[REQUIREMENT] Reproduce the listing word for word, leaving every picture behind.

——

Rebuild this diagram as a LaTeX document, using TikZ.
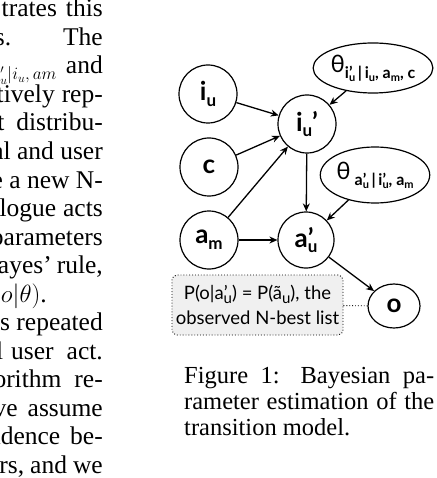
\documentclass[tikz,border=0pt]{standalone}
\usepackage{fontspec}
\setmainfont{Liberation Serif}
\newfontfamily\dsans{Lato}
\usetikzlibrary{arrows.meta,shapes.geometric}
\newcommand\sbu[1]{\raisebox{-0.22em}{\fontsize{17}{17}\selectfont #1}}
\newcommand\bsb[1]{\raisebox{-0.22em}{\fontsize{15}{15}\selectfont #1}}
\newcommand\ssb[1]{\raisebox{-0.2em}{\fontsize{11}{11}\selectfont #1}}
\begin{document}
\begin{tikzpicture}[x=1pt,y=-1pt,
  var/.style={draw, circle, line width=1.2pt, minimum size=58pt, inner sep=0pt,
    font=\dsans\bfseries\fontsize{26}{26}\selectfont},
  param/.style={draw, ellipse, line width=1.2pt, inner sep=0pt,
    font=\dsans\fontsize{24}{24}\selectfont},
  edge/.style={-{Stealth[length=8pt,width=7pt]}, line width=1.3pt},
  body/.style={anchor=base east, inner sep=0pt, font=\fontsize{25.5}{28.5}\selectfont},
  captext/.style={anchor=base west, inner sep=0pt, font=\fontsize{24.5}{26.5}\selectfont},
  note/.style={draw, dotted, line width=0.9pt, rounded corners=5pt, fill=gray!12,
    minimum width=171pt, minimum height=60pt, inner sep=2pt, align=center,
    font=\dsans\fontsize{18.5}{25}\selectfont}
]
\useasboundingbox (0,0) rectangle (436,478);
\clip (0,0) rectangle (436,478);
% left column text
\node[body] (l0) at (103,17) {trates\hspace{9pt}this};
\node[body] (l1) at (103,45.5) {s.\hspace{52pt}The};
\node[body] (l2) at (103,74) {$\theta_{\raisebox{-2pt}{\fontsize{18}{18}\selectfont$i'_u|i_u,am$}}$\hspace{9pt}and};
\node[body] (l3) at (103,102.5) {tively\hspace{7pt}rep-};
\node[body] (l4) at (103,131) {t\hspace{12pt}distribu-};
\node[body] (l5) at (103,159.5) {al and user};
\node[body] (l6) at (103,188) {e a new N-};
\node[body] (l7) at (103,216.5) {logue\hspace{7pt}acts};
\node[body] (l8) at (103,245) {parameters};
\node[body] (l9) at (103,273.5) {ayes’\hspace{5pt}rule,};
\node[body] (l10) at (47,302) {$p(o|\theta)$.};
\node[body] (l11) at (103,330.5) {s repeated};
\node[body] (l12) at (103,359) {l\hspace{8pt}user\hspace{13pt}act.};
\node[body] (l13) at (103,387.5) {orithm\hspace{13pt}re-};
\node[body] (l14) at (103,416) {ve\hspace{10pt}assume};
\node[body] (l15) at (103,444.5) {ndence\hspace{10pt}be-};
\node[body] (l16) at (103,473) {rs,\hspace{6pt}and\hspace{6pt}we};
% caption
\node[captext] (c1) at (184,383) {\makebox[250pt][s]{Figure 1: Bayesian pa-}};
\node[captext] (c2) at (184,409) {\makebox[250pt][s]{rameter estimation of the}};
\node[captext] (c3) at (184,435) {transition model.};
% diagram
\node[var] (iu) at (208,94) {i\sbu{u}};
\node[var] (c) at (209,167) {c};
\node[var] (am) at (209,240) {a\sbu{m}};
\node[var] (iup) at (307,124) {i\sbu{u}’};
\node[var, minimum size=56pt] (aup) at (306,240) {a\rlap{’}\sbu{u}};
\node[var, ellipse, minimum width=52pt, minimum height=44pt] (o) at (394,306) {o};
\node[param, minimum width=112pt, minimum height=50pt] (th1) at (373,68)
  {θ\raisebox{-0.25em}{\bfseries\fontsize{16}{16}\selectfont i\rlap{’}\ssb{u}\,|\,i\ssb{u}, a\ssb{m}, c}};
\node[param, minimum width=106pt, minimum height=56pt] (th2) at (375,175)
  {θ\,\raisebox{-0.25em}{\bfseries\fontsize{16}{16}\selectfont a\rlap{’}\ssb{u}\,|\,i\rlap{’}\ssb{u}, a\ssb{m}}};
\node[note] (nb) at (257.5,305) {P(o|a\rlap{’}\bsb{u}) = P(ã\bsb{u}), the\\observed N-best list};
\draw[edge] (iu) -- (iup);
\draw[edge] (c) -- (iup);
\draw[edge] (am) -- (iup);
\draw[edge] (th1) -- (iup);
\draw[edge] (iup) -- (aup);
\draw[edge] (th2) -- (aup);
\draw[edge] (am) -- (aup);
\draw[edge] (aup) -- (o);
\draw[dotted, line width=0.9pt] (nb) -- (o);
\end{tikzpicture}
\end{document}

——

[ANSWER TO THE PROBLEM]
Rebuild this diagram as a LaTeX document, using TikZ.
\documentclass[tikz,border=0pt]{standalone}
\usepackage{fontspec}
\setmainfont{Liberation Serif}
\newfontfamily\dsans{Lato}
\usetikzlibrary{arrows.meta,shapes.geometric}
\newcommand\sbu[1]{\raisebox{-0.22em}{\fontsize{17}{17}\selectfont #1}}
\newcommand\bsb[1]{\raisebox{-0.22em}{\fontsize{15}{15}\selectfont #1}}
\newcommand\ssb[1]{\raisebox{-0.2em}{\fontsize{11}{11}\selectfont #1}}
\begin{document}
\begin{tikzpicture}[x=1pt,y=-1pt,
  var/.style={draw, circle, line width=1.2pt, minimum size=58pt, inner sep=0pt,
    font=\dsans\bfseries\fontsize{26}{26}\selectfont},
  param/.style={draw, ellipse, line width=1.2pt, inner sep=0pt,
    font=\dsans\fontsize{24}{24}\selectfont},
  edge/.style={-{Stealth[length=8pt,width=7pt]}, line width=1.3pt},
  body/.style={anchor=base east, inner sep=0pt, font=\fontsize{25.5}{28.5}\selectfont},
  captext/.style={anchor=base west, inner sep=0pt, font=\fontsize{24.5}{26.5}\selectfont},
  note/.style={draw, dotted, line width=0.9pt, rounded corners=5pt, fill=gray!12,
    minimum width=171pt, minimum height=60pt, inner sep=2pt, align=center,
    font=\dsans\fontsize{18.5}{25}\selectfont}
]
\useasboundingbox (0,0) rectangle (436,478);
\clip (0,0) rectangle (436,478);
% left column text
\node[body] (l0) at (103,17) {trates\hspace{9pt}this};
\node[body] (l1) at (103,45.5) {s.\hspace{52pt}The};
\node[body] (l2) at (103,74) {$\theta_{\raisebox{-2pt}{\fontsize{18}{18}\selectfont$i'_u|i_u,am$}}$\hspace{9pt}and};
\node[body] (l3) at (103,102.5) {tively\hspace{7pt}rep-};
\node[body] (l4) at (103,131) {t\hspace{12pt}distribu-};
\node[body] (l5) at (103,159.5) {al and user};
\node[body] (l6) at (103,188) {e a new N-};
\node[body] (l7) at (103,216.5) {logue\hspace{7pt}acts};
\node[body] (l8) at (103,245) {parameters};
\node[body] (l9) at (103,273.5) {ayes’\hspace{5pt}rule,};
\node[body] (l10) at (47,302) {$p(o|\theta)$.};
\node[body] (l11) at (103,330.5) {s repeated};
\node[body] (l12) at (103,359) {l\hspace{8pt}user\hspace{13pt}act.};
\node[body] (l13) at (103,387.5) {orithm\hspace{13pt}re-};
\node[body] (l14) at (103,416) {ve\hspace{10pt}assume};
\node[body] (l15) at (103,444.5) {ndence\hspace{10pt}be-};
\node[body] (l16) at (103,473) {rs,\hspace{6pt}and\hspace{6pt}we};
% caption
\node[captext] (c1) at (184,383) {\makebox[250pt][s]{Figure 1: Bayesian pa-}};
\node[captext] (c2) at (184,409) {\makebox[250pt][s]{rameter estimation of the}};
\node[captext] (c3) at (184,435) {transition model.};
% diagram
\node[var] (iu) at (208,94) {i\sbu{u}};
\node[var] (c) at (209,167) {c};
\node[var] (am) at (209,240) {a\sbu{m}};
\node[var] (iup) at (307,124) {i\sbu{u}’};
\node[var, minimum size=56pt] (aup) at (306,240) {a\rlap{’}\sbu{u}};
\node[var, ellipse, minimum width=52pt, minimum height=44pt] (o) at (394,306) {o};
\node[param, minimum width=112pt, minimum height=50pt] (th1) at (373,68)
  {θ\raisebox{-0.25em}{\bfseries\fontsize{16}{16}\selectfont i\rlap{’}\ssb{u}\,|\,i\ssb{u}, a\ssb{m}, c}};
\node[param, minimum width=106pt, minimum height=56pt] (th2) at (375,175)
  {θ\,\raisebox{-0.25em}{\bfseries\fontsize{16}{16}\selectfont a\rlap{’}\ssb{u}\,|\,i\rlap{’}\ssb{u}, a\ssb{m}}};
\node[note] (nb) at (257.5,305) {P(o|a\rlap{’}\bsb{u}) = P(ã\bsb{u}), the\\observed N-best list};
\draw[edge] (iu) -- (iup);
\draw[edge] (c) -- (iup);
\draw[edge] (am) -- (iup);
\draw[edge] (th1) -- (iup);
\draw[edge] (iup) -- (aup);
\draw[edge] (th2) -- (aup);
\draw[edge] (am) -- (aup);
\draw[edge] (aup) -- (o);
\draw[dotted, line width=0.9pt] (nb) -- (o);
\end{tikzpicture}
\end{document}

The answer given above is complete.